3 Papers auf der ASIACRYPT 2025 angenommen
13 August 2025
Dieses Jahr wurden drei Papers der QUSAC Gruppe an der renommierte ASIACRYPT Konferenz angenommen. Die 31ste Ausgabe der International Conference on the Theory and Application of Cryptology and Information Security - ASIACRYPT 2025 - findet heuer vom 8-12 Dezember in Melbourne, Australia statt. Nachfolgend finden sich kurze Zusammenfassungen der drei angenommenen Beiträge (in Originalsprache):
A Crack in the Firmament: Restoring Soundness of the Orion Proof System and More (Thomas den Hollander, Daniel Slamanig): Orion (Xie et al. CRYPTO'22) is a post-quantum zero-knowledge argument system with a linear-time prover. It has undergone several revisions due to discovered soundness issues. In this paper, it is shown that Orion remains unsound even in its current form and present practical attacks, followed by a repaired construction called Scorpius that retains linear-time proving while improving efficiency. Along the way, the paper introduces additional contributions, including a new code randomization technique with preserved distance properties.

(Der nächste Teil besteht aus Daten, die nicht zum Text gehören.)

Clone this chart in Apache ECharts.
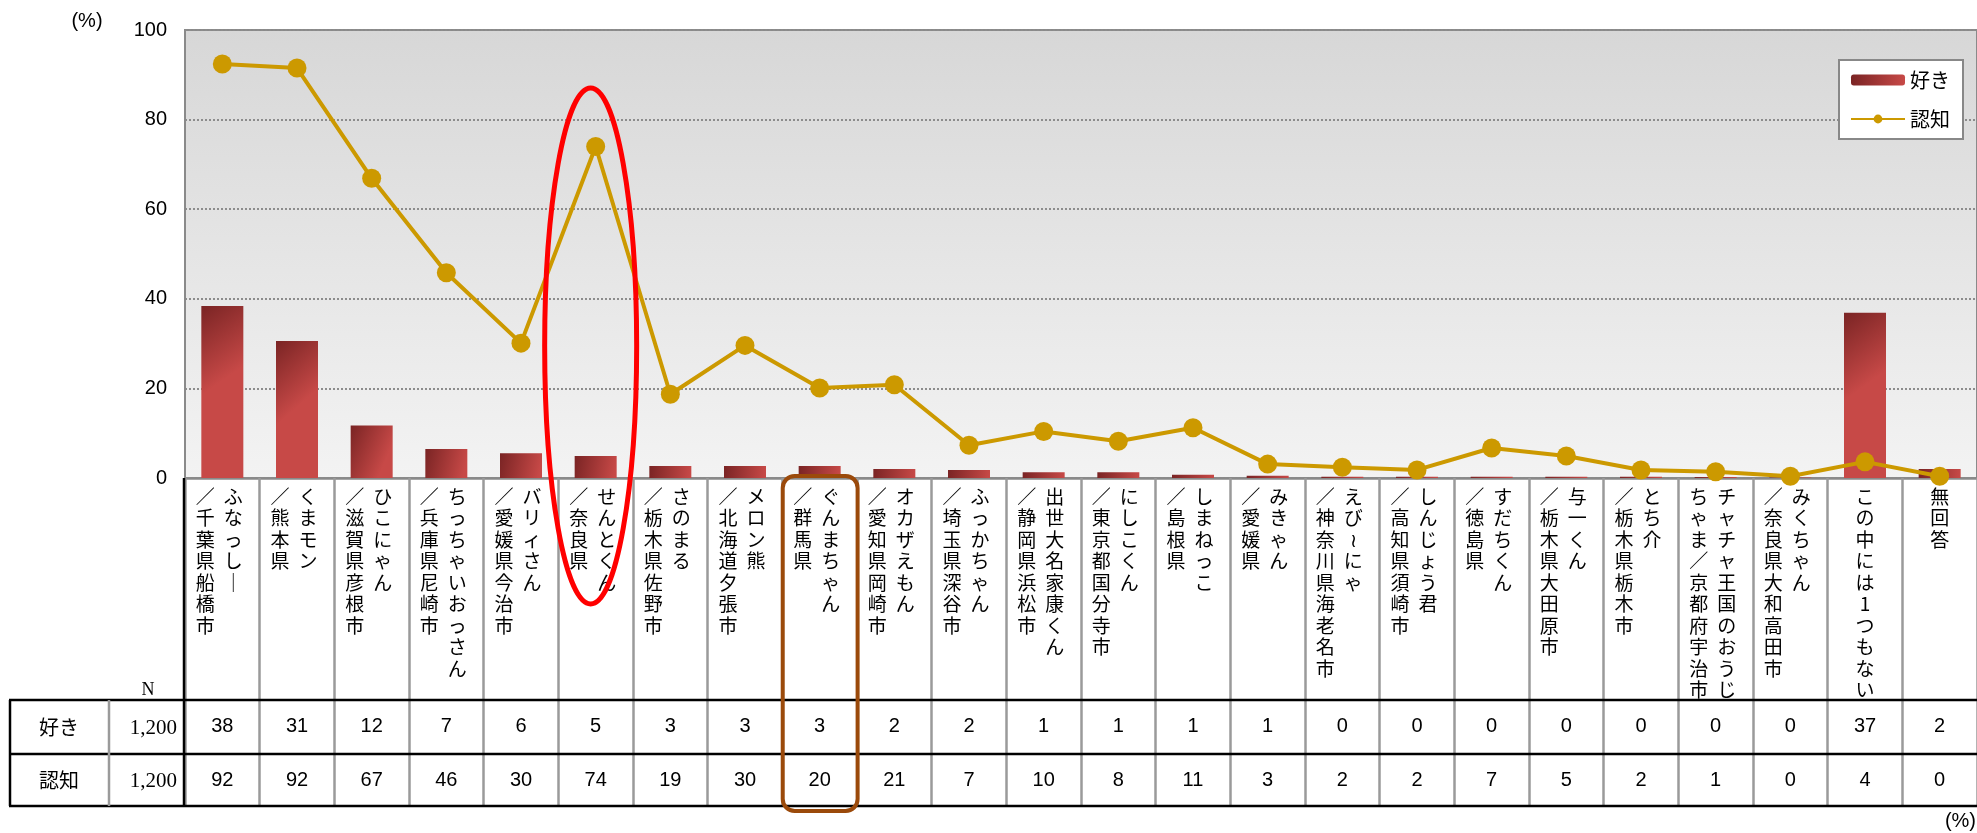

Tanuki: New Frameworks for (Concurrently Secure) Blind signatures from Post-Quantum Groups Actions (Lucjan Hanzlik, Yi-Fu Lai, Marzio Mula, Eugenio Paracucchi, Daniel Slamanig, Gang Tang): Blind signatures are crucial for privacy-preserving authentication, but post-quantum constructions—especially those based on sigma protocols—have struggled to achieve concurrent security. This work introduces four new frameworks for blind signatures based on general cryptographic group actions, enabling instantiations under diverse post-quantum assumptions like CSIDH and LESS. The result includes the first efficient isogeny- and code-based blind signatures with provable concurrent security, achieving signature sizes of 3.9KB and 56KB respectively.
Qlapoti: Simple and Efficient Translation of Quaternion Ideals to Isogenies (Giacomo Borin, Maria Corte-Real Santos, Jonathan Komada Eriksen, Riccardo Invernizzi, Marzio Mula, Sina Schaeffler, Frederik Vercauteren): The IdealToIsogeny algorithm is central to isogeny-based signature schemes like SQIsign and PRISM, but current methods rely on an inefficient and failure-prone workaround for solving a key norm equation. The paper introduces Qlapoti, a simple and efficient algorithm that directly solves the original norm equation, eliminating the need for auxiliary isogenies. Qlapoti significantly improves performance, simplifies the implementation, and reduces memory usage, all while achieving cryptographically negligible failure rates across NIST security levels.